Leave out any picture and return the remaining listing below exactly as given.

#### Data block
== == ==
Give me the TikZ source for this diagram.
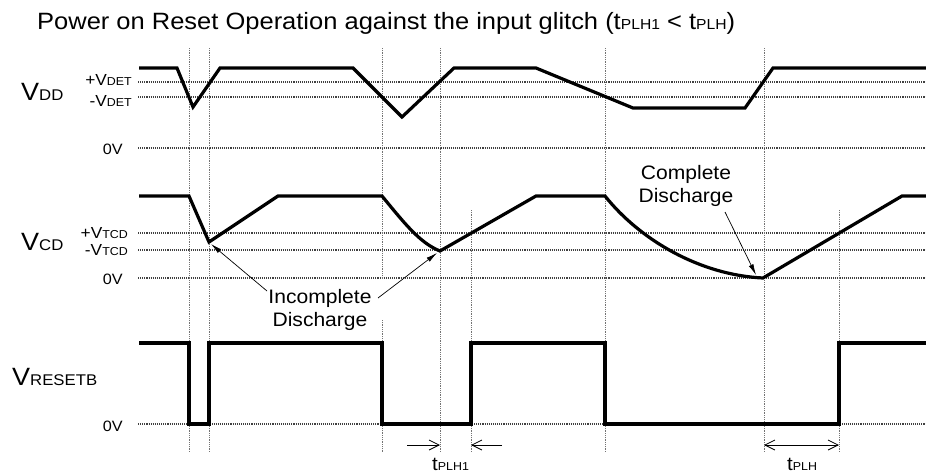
\documentclass[tikz,border=0pt]{standalone}
\usepackage{fontspec}
\setmainfont[FakeStretch=1.08]{Liberation Sans}
\usetikzlibrary{arrows.meta}
\newcommand{\fs}[1]{\fontsize{#1}{#1}\selectfont}
\begin{document}
\begin{tikzpicture}[x=1pt,y=-1pt,
  wave/.style={line width=3.2pt, line join=miter},
  hgrid/.style={densely dotted, line width=1.1pt, black!75},
  vgrid/.style={densely dotted, line width=0.8pt, black!55},
  lbl/.style={inner sep=0pt, anchor=base east},
  big/.style={inner sep=0pt, anchor=base west},
  note/.style={inner sep=0pt, anchor=base, font=\fs{19.5}},
  pointer/.style={line width=0.7pt, -{Latex[length=11pt,width=5pt]}},
  span/.style={line width=0.8pt, -{Straight Barb[length=10pt,width=10pt]}},
  dspan/.style={line width=0.8pt, {Straight Barb[length=10pt,width=10pt]}-{Straight Barb[length=10pt,width=10pt]}},
]
\useasboundingbox (0,0) rectangle (926,474);

% title
\node[big] (title) at (37,29) {\fs{23.6}Power on Reset Operation against the input glitch (t\fs{14.5}PLH1\fs{23.6} < t\fs{14.5}PLH\fs{23.6})};

% horizontal reference lines
\foreach \y in {82,97,148,233,250,278,424}
  \draw[hgrid] (138,\y) -- (926,\y);

% vertical reference lines
\foreach \x in {189,209,440,605,764}
  \draw[vgrid] (\x,48) -- (\x,452);
\draw[vgrid] (382,48) -- (382,279);
\draw[vgrid] (382,320) -- (382,452);
\foreach \x in {471,839}
  \draw[vgrid] (\x,210) -- (\x,452);

% signal names
\node[big] (vdd) at (21,100) {\fs{25}V\fs{15.5}DD};
\node[big] (vcd) at (21,250) {\fs{25}V\fs{15.5}CD};
\node[big] (vrst) at (12,385) {\fs{25}V\fs{15.5}RESETB};

% level labels
\node[lbl] (pdet) at (132,85) {\fs{16}+V\fs{11.5}DET};
\node[lbl] (mdet) at (132,106) {\fs{16}-V\fs{11.5}DET};
\node[lbl] (zdd) at (123,154) {\fs{15}0V};
\node[lbl] (ptcd) at (128,238) {\fs{16}+V\fs{11.5}TCD};
\node[lbl] (mtcd) at (128,255) {\fs{16}-V\fs{11.5}TCD};
\node[lbl] (zcd) at (123,284) {\fs{15}0V};
\node[lbl] (zrst) at (123,431) {\fs{15}0V};

% waveforms
\draw[wave] (139,68) -- (177,68) -- (193,107) -- (220,68) -- (353,68) -- (402,117)
  -- (454,68) -- (536,68) -- (633,108) -- (745,108) -- (773,68) -- (926,68);
\draw[wave] (139,196) -- (189,196) -- (209,242) -- (278,196) -- (382,196)
  .. controls (405,224) and (420,243) .. (440,251) -- (536,196) -- (605,196)
  .. controls (640,240) and (700,275) .. (763,278) -- (902,196) -- (926,196);
\draw[wave] (139,343) -- (189,343) -- (189,424) -- (209,424) -- (209,343) -- (382,343)
  -- (382,424) -- (471,424) -- (471,343) -- (605,343) -- (605,424) -- (839,424)
  -- (839,343) -- (926,343);

% annotations
\node[note] (inc1) at (320,303) {Incomplete};
\node[note] (inc2) at (320,326) {Discharge};
\node[note] (cmp1) at (686,179) {Complete};
\node[note] (cmp2) at (686,202) {Discharge};
\coordinate (incL) at (267,291);
\coordinate (incR) at (378,298);
\coordinate (dip1) at (211,244);
\coordinate (dip2) at (437,253);
\coordinate (cmpS) at (725,212);
\coordinate (dip3) at (756,275);
\draw[pointer] (incL) -- (dip1);
\draw[pointer] (incR) -- (dip2);
\draw[pointer] (cmpS) -- (dip3);

% timing
\coordinate (a1s) at (407,445);
\coordinate (a1e) at (440,445);
\coordinate (a2s) at (502,445);
\coordinate (a2e) at (471,445);
\coordinate (b1) at (764,445);
\coordinate (b2) at (839,445);
\draw[span] (a1s) -- (a1e);
\draw[span] (a2s) -- (a2e);
\draw[dspan] (b1) -- (b2);
\node[big] (tplh1) at (432,470) {\fs{19}t\fs{11.5}PLH1};
\node[big] (tplh) at (787,470) {\fs{19}t\fs{11.5}PLH};
\end{tikzpicture}
\end{document}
== == ==
#### Result of the exercise
Give me the TikZ source for this diagram.
\documentclass[tikz,border=0pt]{standalone}
\usepackage{fontspec}
\setmainfont[FakeStretch=1.08]{Liberation Sans}
\usetikzlibrary{arrows.meta}
\newcommand{\fs}[1]{\fontsize{#1}{#1}\selectfont}
\begin{document}
\begin{tikzpicture}[x=1pt,y=-1pt,
  wave/.style={line width=3.2pt, line join=miter},
  hgrid/.style={densely dotted, line width=1.1pt, black!75},
  vgrid/.style={densely dotted, line width=0.8pt, black!55},
  lbl/.style={inner sep=0pt, anchor=base east},
  big/.style={inner sep=0pt, anchor=base west},
  note/.style={inner sep=0pt, anchor=base, font=\fs{19.5}},
  pointer/.style={line width=0.7pt, -{Latex[length=11pt,width=5pt]}},
  span/.style={line width=0.8pt, -{Straight Barb[length=10pt,width=10pt]}},
  dspan/.style={line width=0.8pt, {Straight Barb[length=10pt,width=10pt]}-{Straight Barb[length=10pt,width=10pt]}},
]
\useasboundingbox (0,0) rectangle (926,474);

% title
\node[big] (title) at (37,29) {\fs{23.6}Power on Reset Operation against the input glitch (t\fs{14.5}PLH1\fs{23.6} < t\fs{14.5}PLH\fs{23.6})};

% horizontal reference lines
\foreach \y in {82,97,148,233,250,278,424}
  \draw[hgrid] (138,\y) -- (926,\y);

% vertical reference lines
\foreach \x in {189,209,440,605,764}
  \draw[vgrid] (\x,48) -- (\x,452);
\draw[vgrid] (382,48) -- (382,279);
\draw[vgrid] (382,320) -- (382,452);
\foreach \x in {471,839}
  \draw[vgrid] (\x,210) -- (\x,452);

% signal names
\node[big] (vdd) at (21,100) {\fs{25}V\fs{15.5}DD};
\node[big] (vcd) at (21,250) {\fs{25}V\fs{15.5}CD};
\node[big] (vrst) at (12,385) {\fs{25}V\fs{15.5}RESETB};

% level labels
\node[lbl] (pdet) at (132,85) {\fs{16}+V\fs{11.5}DET};
\node[lbl] (mdet) at (132,106) {\fs{16}-V\fs{11.5}DET};
\node[lbl] (zdd) at (123,154) {\fs{15}0V};
\node[lbl] (ptcd) at (128,238) {\fs{16}+V\fs{11.5}TCD};
\node[lbl] (mtcd) at (128,255) {\fs{16}-V\fs{11.5}TCD};
\node[lbl] (zcd) at (123,284) {\fs{15}0V};
\node[lbl] (zrst) at (123,431) {\fs{15}0V};

% waveforms
\draw[wave] (139,68) -- (177,68) -- (193,107) -- (220,68) -- (353,68) -- (402,117)
  -- (454,68) -- (536,68) -- (633,108) -- (745,108) -- (773,68) -- (926,68);
\draw[wave] (139,196) -- (189,196) -- (209,242) -- (278,196) -- (382,196)
  .. controls (405,224) and (420,243) .. (440,251) -- (536,196) -- (605,196)
  .. controls (640,240) and (700,275) .. (763,278) -- (902,196) -- (926,196);
\draw[wave] (139,343) -- (189,343) -- (189,424) -- (209,424) -- (209,343) -- (382,343)
  -- (382,424) -- (471,424) -- (471,343) -- (605,343) -- (605,424) -- (839,424)
  -- (839,343) -- (926,343);

% annotations
\node[note] (inc1) at (320,303) {Incomplete};
\node[note] (inc2) at (320,326) {Discharge};
\node[note] (cmp1) at (686,179) {Complete};
\node[note] (cmp2) at (686,202) {Discharge};
\coordinate (incL) at (267,291);
\coordinate (incR) at (378,298);
\coordinate (dip1) at (211,244);
\coordinate (dip2) at (437,253);
\coordinate (cmpS) at (725,212);
\coordinate (dip3) at (756,275);
\draw[pointer] (incL) -- (dip1);
\draw[pointer] (incR) -- (dip2);
\draw[pointer] (cmpS) -- (dip3);

% timing
\coordinate (a1s) at (407,445);
\coordinate (a1e) at (440,445);
\coordinate (a2s) at (502,445);
\coordinate (a2e) at (471,445);
\coordinate (b1) at (764,445);
\coordinate (b2) at (839,445);
\draw[span] (a1s) -- (a1e);
\draw[span] (a2s) -- (a2e);
\draw[dspan] (b1) -- (b2);
\node[big] (tplh1) at (432,470) {\fs{19}t\fs{11.5}PLH1};
\node[big] (tplh) at (787,470) {\fs{19}t\fs{11.5}PLH};
\end{tikzpicture}
\end{document}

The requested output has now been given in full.